▶ Dataset
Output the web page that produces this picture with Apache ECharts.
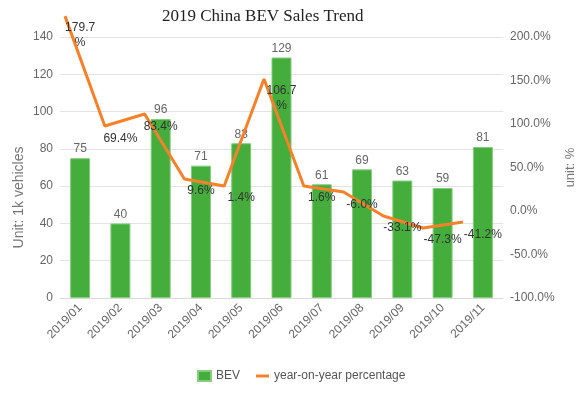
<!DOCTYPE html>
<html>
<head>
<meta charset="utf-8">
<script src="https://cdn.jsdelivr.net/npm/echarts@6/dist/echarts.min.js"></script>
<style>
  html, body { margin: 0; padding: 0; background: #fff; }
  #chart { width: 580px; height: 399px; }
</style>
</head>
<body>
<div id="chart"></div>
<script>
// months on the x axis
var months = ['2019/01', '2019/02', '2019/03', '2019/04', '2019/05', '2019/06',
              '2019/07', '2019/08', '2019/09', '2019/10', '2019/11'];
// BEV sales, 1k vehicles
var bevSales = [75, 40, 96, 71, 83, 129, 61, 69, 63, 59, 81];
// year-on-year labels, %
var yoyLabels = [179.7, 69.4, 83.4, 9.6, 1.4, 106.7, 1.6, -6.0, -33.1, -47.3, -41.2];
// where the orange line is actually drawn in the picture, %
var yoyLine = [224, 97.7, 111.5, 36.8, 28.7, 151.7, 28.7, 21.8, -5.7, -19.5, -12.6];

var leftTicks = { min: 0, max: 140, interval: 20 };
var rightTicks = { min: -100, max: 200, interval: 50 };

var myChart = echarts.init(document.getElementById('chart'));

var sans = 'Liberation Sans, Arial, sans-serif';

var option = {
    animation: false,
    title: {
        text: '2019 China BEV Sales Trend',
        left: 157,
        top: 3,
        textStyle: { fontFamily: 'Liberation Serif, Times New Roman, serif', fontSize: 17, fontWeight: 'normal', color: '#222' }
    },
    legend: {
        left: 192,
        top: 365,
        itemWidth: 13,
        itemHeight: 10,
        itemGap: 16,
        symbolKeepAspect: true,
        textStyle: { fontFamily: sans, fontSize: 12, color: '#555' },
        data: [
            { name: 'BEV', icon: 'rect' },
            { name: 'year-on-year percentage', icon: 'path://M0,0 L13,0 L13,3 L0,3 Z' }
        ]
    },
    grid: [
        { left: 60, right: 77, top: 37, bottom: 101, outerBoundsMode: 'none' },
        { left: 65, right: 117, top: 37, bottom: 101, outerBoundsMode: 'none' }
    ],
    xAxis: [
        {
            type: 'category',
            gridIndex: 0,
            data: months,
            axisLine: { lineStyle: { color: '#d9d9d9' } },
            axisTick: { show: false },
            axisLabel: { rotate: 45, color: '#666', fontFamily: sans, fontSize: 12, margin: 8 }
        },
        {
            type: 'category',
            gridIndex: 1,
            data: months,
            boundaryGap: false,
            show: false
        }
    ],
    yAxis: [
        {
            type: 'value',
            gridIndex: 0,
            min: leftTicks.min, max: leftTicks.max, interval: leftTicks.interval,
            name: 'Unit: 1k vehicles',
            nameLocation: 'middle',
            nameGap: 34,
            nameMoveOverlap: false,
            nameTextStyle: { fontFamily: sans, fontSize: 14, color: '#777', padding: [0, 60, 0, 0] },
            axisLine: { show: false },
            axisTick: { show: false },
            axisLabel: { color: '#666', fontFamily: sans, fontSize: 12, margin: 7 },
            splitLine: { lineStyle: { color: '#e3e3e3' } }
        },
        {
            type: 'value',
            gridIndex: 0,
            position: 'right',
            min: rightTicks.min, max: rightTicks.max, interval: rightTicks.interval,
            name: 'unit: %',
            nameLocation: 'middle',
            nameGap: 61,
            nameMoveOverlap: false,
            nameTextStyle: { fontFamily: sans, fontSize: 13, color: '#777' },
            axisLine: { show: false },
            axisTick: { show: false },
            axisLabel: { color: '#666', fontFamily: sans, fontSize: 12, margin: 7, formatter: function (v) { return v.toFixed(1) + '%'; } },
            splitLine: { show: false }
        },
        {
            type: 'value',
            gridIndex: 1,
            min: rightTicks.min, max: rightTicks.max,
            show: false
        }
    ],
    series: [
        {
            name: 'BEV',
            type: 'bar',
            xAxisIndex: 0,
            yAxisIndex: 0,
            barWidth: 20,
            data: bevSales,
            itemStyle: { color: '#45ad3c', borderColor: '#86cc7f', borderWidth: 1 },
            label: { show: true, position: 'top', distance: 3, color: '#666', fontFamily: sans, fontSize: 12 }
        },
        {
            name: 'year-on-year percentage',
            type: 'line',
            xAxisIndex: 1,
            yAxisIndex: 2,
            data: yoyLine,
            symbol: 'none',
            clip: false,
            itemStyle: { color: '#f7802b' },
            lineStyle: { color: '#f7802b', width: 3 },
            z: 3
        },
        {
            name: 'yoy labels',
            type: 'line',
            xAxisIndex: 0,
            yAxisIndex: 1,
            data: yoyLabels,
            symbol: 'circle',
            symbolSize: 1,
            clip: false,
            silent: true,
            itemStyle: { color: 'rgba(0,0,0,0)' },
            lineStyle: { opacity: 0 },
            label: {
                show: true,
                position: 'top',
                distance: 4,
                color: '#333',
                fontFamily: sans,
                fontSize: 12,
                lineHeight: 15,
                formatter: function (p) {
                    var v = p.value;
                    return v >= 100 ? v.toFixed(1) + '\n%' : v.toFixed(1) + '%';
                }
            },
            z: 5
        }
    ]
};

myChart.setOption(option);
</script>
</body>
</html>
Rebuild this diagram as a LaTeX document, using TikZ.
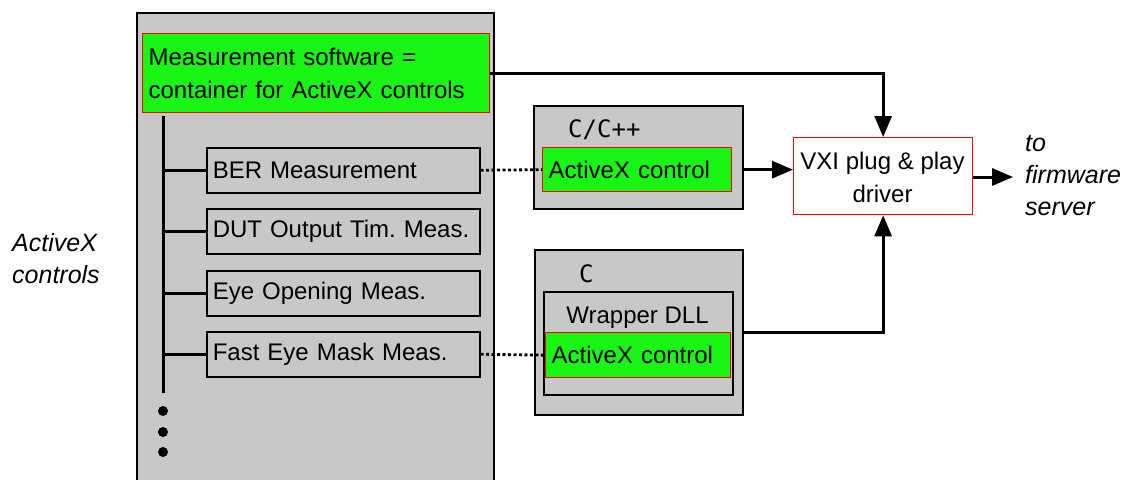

▶ Task requirements
Without including any pictures, output all the entries above exactly.

▶ Solution
Output the web page that produces this picture with Apache ECharts.
<!DOCTYPE html>
<html>
<head>
<meta charset="utf-8">
<script src="https://cdn.jsdelivr.net/npm/echarts@6/dist/echarts.min.js"></script>
<style>
  html, body { margin: 0; padding: 0; background: #fff; }
  #chart { width: 580px; height: 399px; }
</style>
</head>
<body>
<div id="chart"></div>
<script>
// months on the x axis
var months = ['2019/01', '2019/02', '2019/03', '2019/04', '2019/05', '2019/06',
              '2019/07', '2019/08', '2019/09', '2019/10', '2019/11'];
// BEV sales, 1k vehicles
var bevSales = [75, 40, 96, 71, 83, 129, 61, 69, 63, 59, 81];
// year-on-year labels, %
var yoyLabels = [179.7, 69.4, 83.4, 9.6, 1.4, 106.7, 1.6, -6.0, -33.1, -47.3, -41.2];
// where the orange line is actually drawn in the picture, %
var yoyLine = [224, 97.7, 111.5, 36.8, 28.7, 151.7, 28.7, 21.8, -5.7, -19.5, -12.6];

var leftTicks = { min: 0, max: 140, interval: 20 };
var rightTicks = { min: -100, max: 200, interval: 50 };

var myChart = echarts.init(document.getElementById('chart'));

var sans = 'Liberation Sans, Arial, sans-serif';

var option = {
    animation: false,
    title: {
        text: '2019 China BEV Sales Trend',
        left: 157,
        top: 3,
        textStyle: { fontFamily: 'Liberation Serif, Times New Roman, serif', fontSize: 17, fontWeight: 'normal', color: '#222' }
    },
    legend: {
        left: 192,
        top: 365,
        itemWidth: 13,
        itemHeight: 10,
        itemGap: 16,
        symbolKeepAspect: true,
        textStyle: { fontFamily: sans, fontSize: 12, color: '#555' },
        data: [
            { name: 'BEV', icon: 'rect' },
            { name: 'year-on-year percentage', icon: 'path://M0,0 L13,0 L13,3 L0,3 Z' }
        ]
    },
    grid: [
        { left: 60, right: 77, top: 37, bottom: 101, outerBoundsMode: 'none' },
        { left: 65, right: 117, top: 37, bottom: 101, outerBoundsMode: 'none' }
    ],
    xAxis: [
        {
            type: 'category',
            gridIndex: 0,
            data: months,
            axisLine: { lineStyle: { color: '#d9d9d9' } },
            axisTick: { show: false },
            axisLabel: { rotate: 45, color: '#666', fontFamily: sans, fontSize: 12, margin: 8 }
        },
        {
            type: 'category',
            gridIndex: 1,
            data: months,
            boundaryGap: false,
            show: false
        }
    ],
    yAxis: [
        {
            type: 'value',
            gridIndex: 0,
            min: leftTicks.min, max: leftTicks.max, interval: leftTicks.interval,
            name: 'Unit: 1k vehicles',
            nameLocation: 'middle',
            nameGap: 34,
            nameMoveOverlap: false,
            nameTextStyle: { fontFamily: sans, fontSize: 14, color: '#777', padding: [0, 60, 0, 0] },
            axisLine: { show: false },
            axisTick: { show: false },
            axisLabel: { color: '#666', fontFamily: sans, fontSize: 12, margin: 7 },
            splitLine: { lineStyle: { color: '#e3e3e3' } }
        },
        {
            type: 'value',
            gridIndex: 0,
            position: 'right',
            min: rightTicks.min, max: rightTicks.max, interval: rightTicks.interval,
            name: 'unit: %',
            nameLocation: 'middle',
            nameGap: 61,
            nameMoveOverlap: false,
            nameTextStyle: { fontFamily: sans, fontSize: 13, color: '#777' },
            axisLine: { show: false },
            axisTick: { show: false },
            axisLabel: { color: '#666', fontFamily: sans, fontSize: 12, margin: 7, formatter: function (v) { return v.toFixed(1) + '%'; } },
            splitLine: { show: false }
        },
        {
            type: 'value',
            gridIndex: 1,
            min: rightTicks.min, max: rightTicks.max,
            show: false
        }
    ],
    series: [
        {
            name: 'BEV',
            type: 'bar',
            xAxisIndex: 0,
            yAxisIndex: 0,
            barWidth: 20,
            data: bevSales,
            itemStyle: { color: '#45ad3c', borderColor: '#86cc7f', borderWidth: 1 },
            label: { show: true, position: 'top', distance: 3, color: '#666', fontFamily: sans, fontSize: 12 }
        },
        {
            name: 'year-on-year percentage',
            type: 'line',
            xAxisIndex: 1,
            yAxisIndex: 2,
            data: yoyLine,
            symbol: 'none',
            clip: false,
            itemStyle: { color: '#f7802b' },
            lineStyle: { color: '#f7802b', width: 3 },
            z: 3
        },
        {
            name: 'yoy labels',
            type: 'line',
            xAxisIndex: 0,
            yAxisIndex: 1,
            data: yoyLabels,
            symbol: 'circle',
            symbolSize: 1,
            clip: false,
            silent: true,
            itemStyle: { color: 'rgba(0,0,0,0)' },
            lineStyle: { opacity: 0 },
            label: {
                show: true,
                position: 'top',
                distance: 4,
                color: '#333',
                fontFamily: sans,
                fontSize: 12,
                lineHeight: 15,
                formatter: function (p) {
                    var v = p.value;
                    return v >= 100 ? v.toFixed(1) + '\n%' : v.toFixed(1) + '%';
                }
            },
            z: 5
        }
    ]
};

myChart.setOption(option);
</script>
</body>
</html>
Rebuild this diagram as a LaTeX document, using TikZ.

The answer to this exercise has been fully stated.